链接
Easy
DatasetFolder
用于读取按照特定格式组织的文本
from torchvision.datasets import DatasetFolder
train_set = DatasetFolder("food-11/training/labeled", loader=lambda x: Image.open(x), extensions="jpg", transform=train_tfm)
- root:数据集的根目录,包含多个子目录,每个子目录代表一个类别。
- transform:可选参数,用于对加载的图像数据进行预处理,例如缩放、裁剪、归一化等操作。
- target_transform:可选参数,用于对标签数据进行预处理。 loader:可选参数,用于加载数据的函数。默认是default_loader,用于加载常见的图像文件格式,如JPEG、PNG等。如果你的数据格式不同,你可以自定义一个加载函数,并传递给loader 参数。

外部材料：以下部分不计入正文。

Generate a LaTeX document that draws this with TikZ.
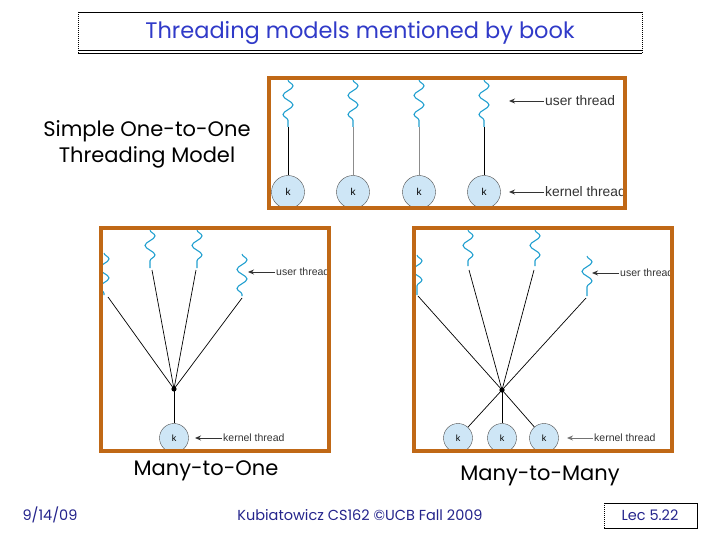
\documentclass[tikz,border=0pt]{standalone}
\usepackage{fontspec}
\setmainfont{Poppins}
\newfontfamily\helv{Liberation Sans}
\usepackage{xcolor}
\usetikzlibrary{arrows.meta,positioning,decorations.pathmorphing}
\definecolor{panelorange}{RGB}{192,104,22}
\definecolor{titleblue}{RGB}{48,58,200}
\definecolor{footblue}{RGB}{36,36,140}
\definecolor{wavecyan}{RGB}{34,160,208}
\definecolor{kfill}{RGB}{206,230,246}

\begin{document}
\begin{tikzpicture}[x=1pt, y=-1pt,
  panel/.style={draw=panelorange, line width=4pt, inner sep=0pt},
  kern/.style={circle, draw=black!70, fill=kfill, minimum size=33pt, inner sep=0pt, font=\helv\fontsize{10}{10}\selectfont},
  kernsm/.style={kern, minimum size=29pt, font=\helv\fontsize{9}{9}\selectfont},
  uwave/.style={wavecyan, line width=1.1pt, decorate, decoration={snake, segment length=19pt, amplitude=5pt}},
  tie/.style={black, line width=0.7pt},
  pointer/.style={-{Stealth[length=6pt,width=5pt]}, line width=0.9pt, black!80},
  tag/.style={anchor=west, inner sep=1pt, text=black!80, font=\helv\fontsize{13.8}{13.8}\selectfont},
  tagsm/.style={tag, font=\helv\fontsize{10.5}{10.5}\selectfont},
  caption/.style={align=center, font=\fontsize{21}{26}\selectfont},
  foot/.style={text=footblue, font=\fontsize{14.5}{14.5}\selectfont}
]
  \useasboundingbox (0,0) rectangle (720,540);

  % title bar
  \node[text=titleblue, font=\fontsize{22.5}{22.5}\selectfont] (title) at (360,33) {Threading models mentioned by book};
  \draw[line width=0.6pt] (78,12) -- (642,12);
  \draw[densely dotted, line width=1pt] (78,12) -- (78,53) (642,12) -- (642,53);
  \draw[line width=0.7pt] (78,50) -- (642,50);
  \draw[line width=1.8pt] (78,53.5) -- (642,53.5);

  % one-to-one
  \node[caption] (cap1) at (147,144) {Simple One-to-One\\Threading Model};
  \begin{scope}
    \clip (270,79) rectangle (624,207);
    \foreach \i/\x in {1/288,2/353,3/419,4/484} {
      \node[kern] (k\i) at (\x,192) {k};
      \draw[uwave] (\x,80) -- (\x,127) coordinate (u\i);
    }
    \foreach \i in {1,4} \draw[tie] (u\i) -- (k\i);
    \foreach \i in {2,3} \draw[tie, black!45] (u\i) -- (k\i);
    \node[tag] (ulab) at (544,101) {user thread};
    \node[tag] (klab) at (544,192) {kernel thread};
    \coordinate (uend) at (509,101);
    \coordinate (kend) at (509,192);
    \draw[pointer] (ulab) -- (uend);
    \draw[pointer] (klab) -- (kend);
  \end{scope}
  \node[panel, minimum width=356pt, minimum height=130pt] (p1) at (447,143) {};

  % many-to-one
  \begin{scope}
    \clip (102,229) rectangle (328,450);
    \draw[uwave] (104,253) -- (104,295);
    \draw[uwave] (150,230) -- (150,268);
    \draw[uwave] (197,230) -- (197,268);
    \draw[uwave] (242,254) -- (242,296);
    \coordinate (a1) at (108,297);
    \coordinate (a2) at (152,270);
    \coordinate (a3) at (196,270);
    \coordinate (a4) at (242,298);
    \coordinate (hub1) at (174,389);
    \node[kernsm] (ka) at (174,438) {k};
    \foreach \i in {1,...,4} \draw[tie] (a\i) -- (hub1);
    \draw[tie] (hub1) -- (ka);
    \fill (hub1) circle (2.6pt);
    \node[tagsm] (ulab2) at (275,272) {user thread};
    \node[tagsm] (klab2) at (222,438) {kernel thread};
    \coordinate (uend2) at (248,272);
    \coordinate (kend2) at (195,438);
    \draw[pointer] (ulab2) -- (uend2);
    \draw[pointer] (klab2) -- (kend2);
  \end{scope}
  \node[panel, minimum width=228pt, minimum height=223pt] (p2) at (215,339.5) {};
  \node[caption] (cap2) at (206,471) {Many-to-One};

  % many-to-many
  \begin{scope}
    \clip (415,229) rectangle (671,450);
    \draw[uwave] (417,255) -- (417,295);
    \draw[uwave] (468,230) -- (468,266);
    \draw[uwave] (535,230) -- (535,266);
    \draw[uwave] (587,256) -- (587,296);
    \coordinate (b1) at (418,296);
    \coordinate (b2) at (469,270);
    \coordinate (b3) at (534,270);
    \coordinate (b4) at (586,298);
    \coordinate (hub2) at (502,390);
    \node[kernsm] (kb1) at (458,438) {k};
    \node[kernsm] (kb2) at (502,438) {k};
    \node[kernsm] (kb3) at (544,438) {k};
    \foreach \i in {1,...,4} \draw[tie] (b\i) -- (hub2);
    \foreach \j in {kb1,kb2,kb3} \draw[tie] (hub2) -- (\j);
    \fill (hub2) circle (2.6pt);
    \node[tagsm] (ulab3) at (619,273) {user thread};
    \node[tagsm] (klab3) at (593,438) {kernel thread};
    \coordinate (uend3) at (592,273);
    \coordinate (kend3) at (567,438);
    \draw[pointer] (ulab3) -- (uend3);
    \draw[pointer, black!55] (klab3) -- (kend3);
  \end{scope}
  \node[panel, minimum width=258pt, minimum height=223pt] (p3) at (543,339.5) {};
  \node[caption] (cap3) at (540,476) {Many-to-Many};

  % footer
  \node[foot] (date) at (50,515) {9/14/09};
  \node[foot] (credit) at (360,515) {Kubiatowicz CS162 ©UCB Fall 2009};
  \node[foot] (lec) at (650,515) {Lec 5.22};
  \draw[line width=0.6pt] (604,503) -- (697,503) -- (697,528) -- (604,528);
  \draw[densely dotted, line width=1pt] (604,503) -- (604,528);
\end{tikzpicture}
\end{document}
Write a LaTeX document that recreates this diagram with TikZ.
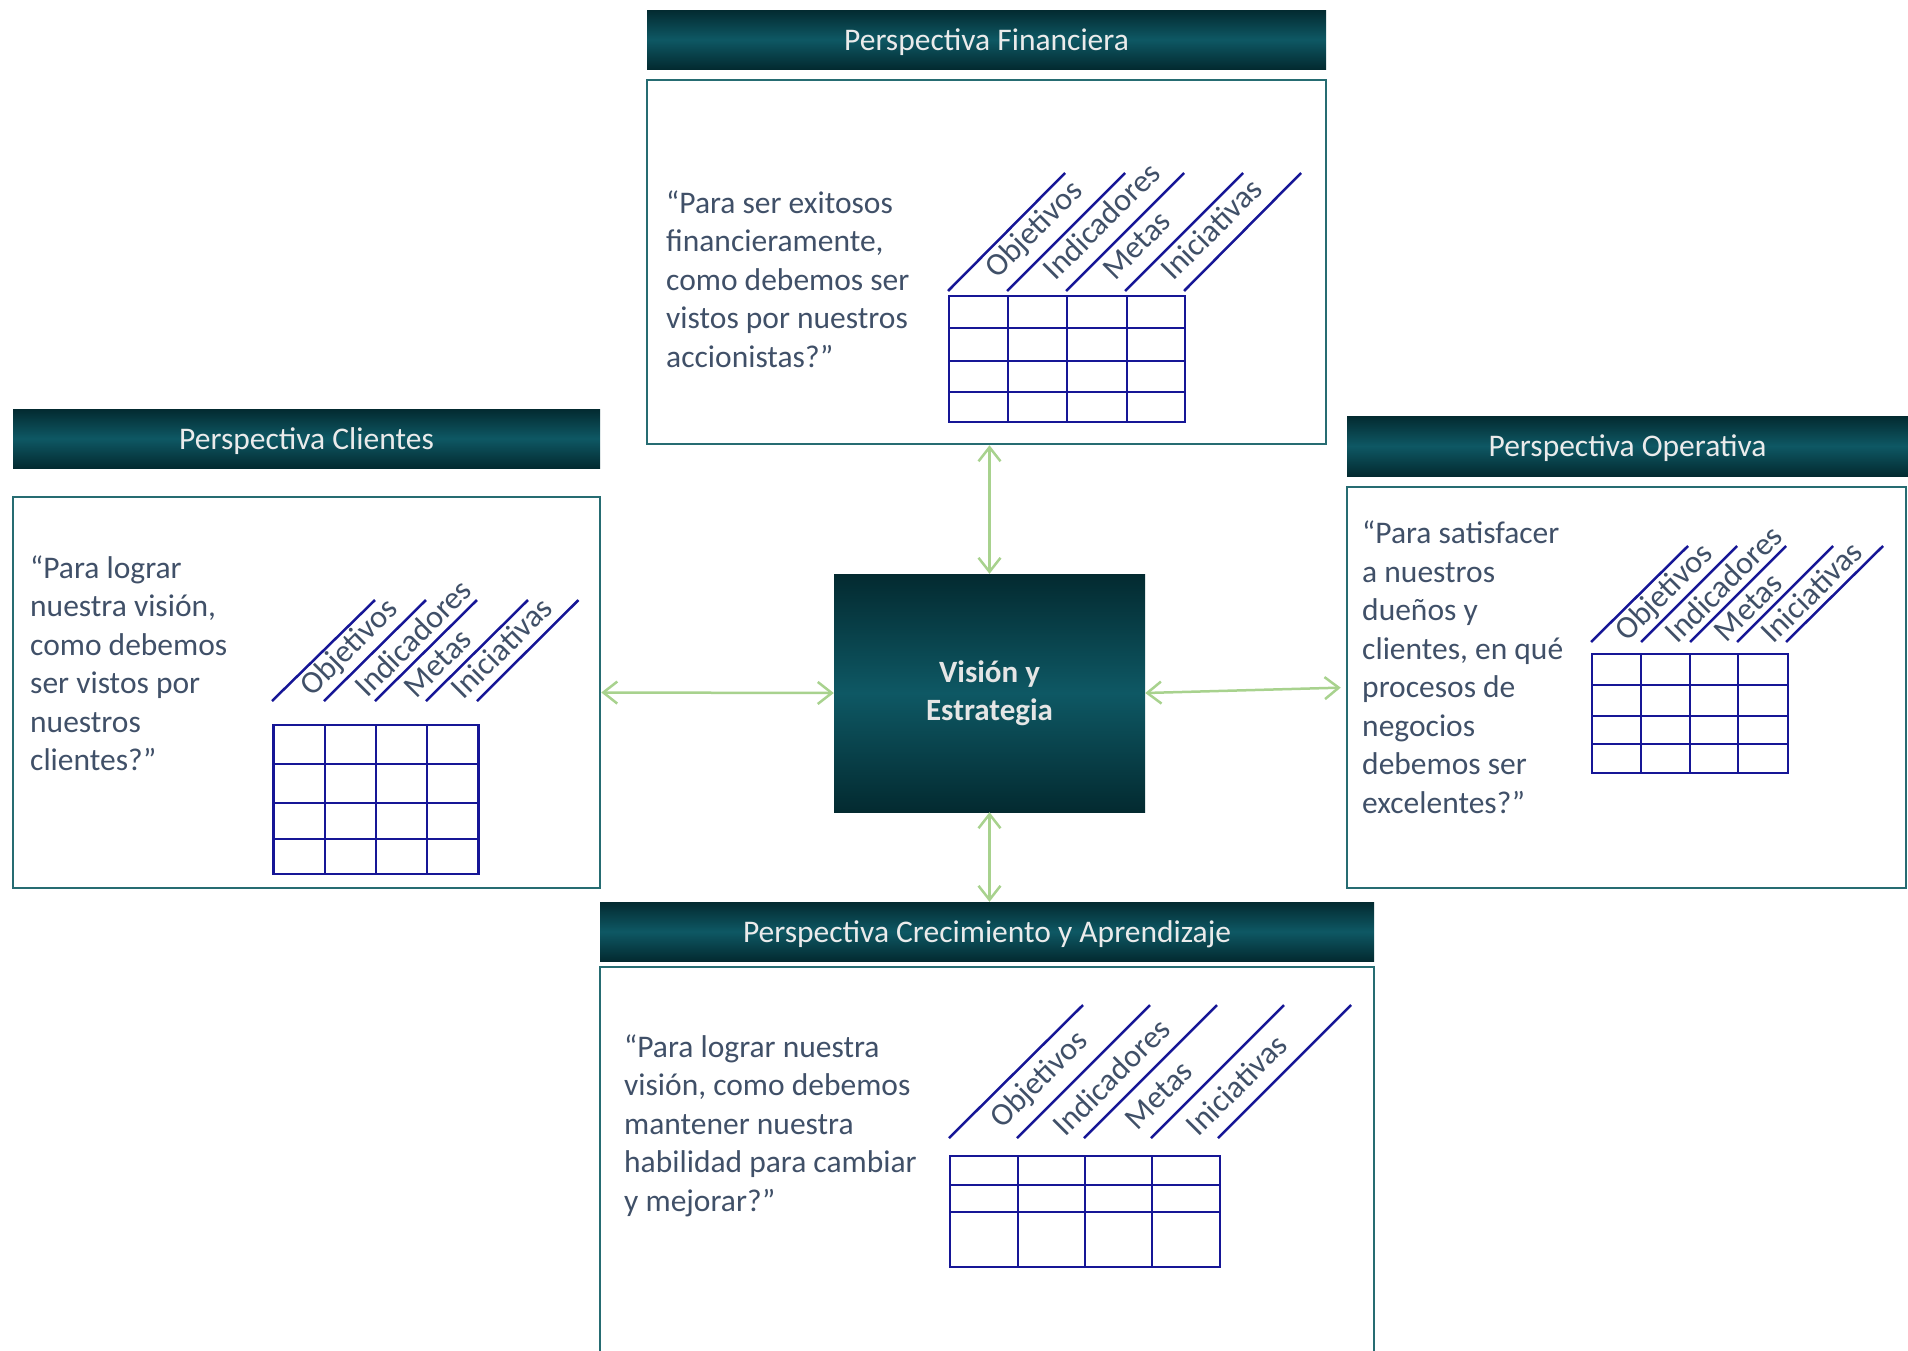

- lambda x: Image.open(x):这是一个匿名函数,接受一个参数 x,表示图像文件的路径。在函数内部,它使用 Image.open(x) 来加载图像文件。
结果
测试集上的结果在 0.5 左右波动
Medium
图像变换
查阅了一些资料,多数是写在一个transform里面的,故调整如下
train_tfm = transforms.Compose([
# Resize the image into a fixed shape (height = width = 128)
transforms.Resize((128, 128)),
transforms.RandomCrop(128, padding=16), #先四周填充0,在把图像随机裁剪成128*128
transforms.RandomHorizontalFlip(), # 随机水平翻转,概率为0.5
# ToTensor() should be the last one of the transforms.
transforms.ToTensor(),
])
网络结构调整
主要的变化就是在全连接层中间添加了两个dropout层,这是因为观察到easy的代码训练时,训练集正确率上升但是验证集正确率不变的情况。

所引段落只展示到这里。